Beginning around the time I was 19, I started having the same dream multiple times a week: I would be kissing a woman and, when things started heating up, she would run away. Each time, I would wake up in a panic. The feeling I was left with was always shame. The dreams continued for over a decade until I came out about four years ago at age 32.
Why did it take me so long to figure out that I was gay? The thing is, I was not actively in the closet. I wasn’t walking around my life fretting about being gay because things felt “normal,” at least on the surface.
I was stuck in the hetero-normative life (or as I like to call it, “The Straight Lifestyle”) that I thought I wanted, trying to do all the things society deemed I had to: Find a nice man, get married, have a baby. “Is there really anything else?” I asked myself.
Everything turned on its head one night four years ago. I’d gone to a neighborhood bar with some friends from my roller derby team.
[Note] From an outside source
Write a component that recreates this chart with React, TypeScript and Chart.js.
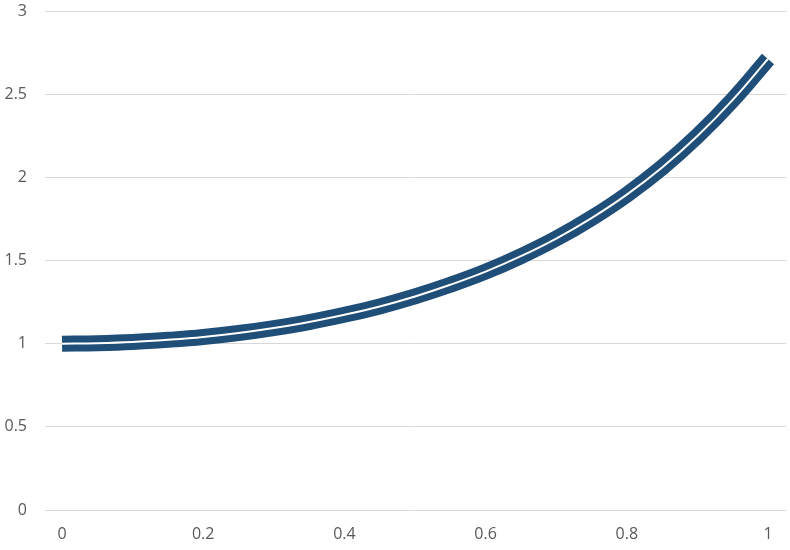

Under the influence of liquid courage, my teammate Anna and I snuck out the back door and began making out in the moonlight.
We had snuck a few casual kisses before, but this time was different. The nearby Pacific Ocean offered a soothing soundtrack of gentle waves coming in and out. The moon felt like it was casting a spotlight on us.
Anna’s lips were soft and her face was smooth. It felt foreign to feel a woman’s body in that way, but it felt really good. I had never felt anything as good as this; I felt awake. “Damn it,” I realized. “I’m totally gay.”
I should note here that I’ve never had any moral objection to being gay, or to queerness in general. In fact, I come from a very liberal family. My dad is gay and I grew up with queer people as our extended chosen family. That was my normal; nothing ever felt weird about it. But somehow, I internalized a sense of fear of my own identity and desires.
My mom would even ask me as a teenager if my best friend and I were romantically “experimenting” with each other. She was coming from a place of open-mindedness. I replied with the kind of mortified emotional exasperation that only a teenager could evoke: “I AM NOT EXPERIMENTING!! I AM NOT GAY, OKAY?! GOD, MOM!”
But my mom may have realized that I had feelings I wasn’t confronting. For instance, I got really jealous whenever my best friend hung out with anyone else. Sometimes when we were together I would think about leaning in and kissing her softly, which felt very natural and also terribly wrong.
And that was how I classified these kinds of feelings. There was always a sense of shame attached to the fact that I was sexually attracted to women and it felt easier to not let myself deal with it. On the rare occasion, I would evaluate these feelings and ask myself “Could I be gay?” but the answer was always no.
“I could not possibly be gay, I like having sex with men.”
“I could not possibly be gay. I mean, look at me! I don’t look gay.”
“I could not possibly be gay, I’m married and trying to have a baby. I’ve done everything right. I’m doing everything I’m supposed to do. I am not gay.”
But that kiss, so many years later, changed it all for me.
All of a sudden my life felt heavy with baggage I no longer wanted. I loved my husband Oscar a lot, but there was always this thing nagging at me, forcing me to assess where the exit signs were at every junction of our relationship.
I had been married to Oscar for a couple of years at this point, and we’d been a couple for 10. But if I’m being totally honest, I was not always the best partner. The relationship was satisfying in its safety but suffocating in its expectation.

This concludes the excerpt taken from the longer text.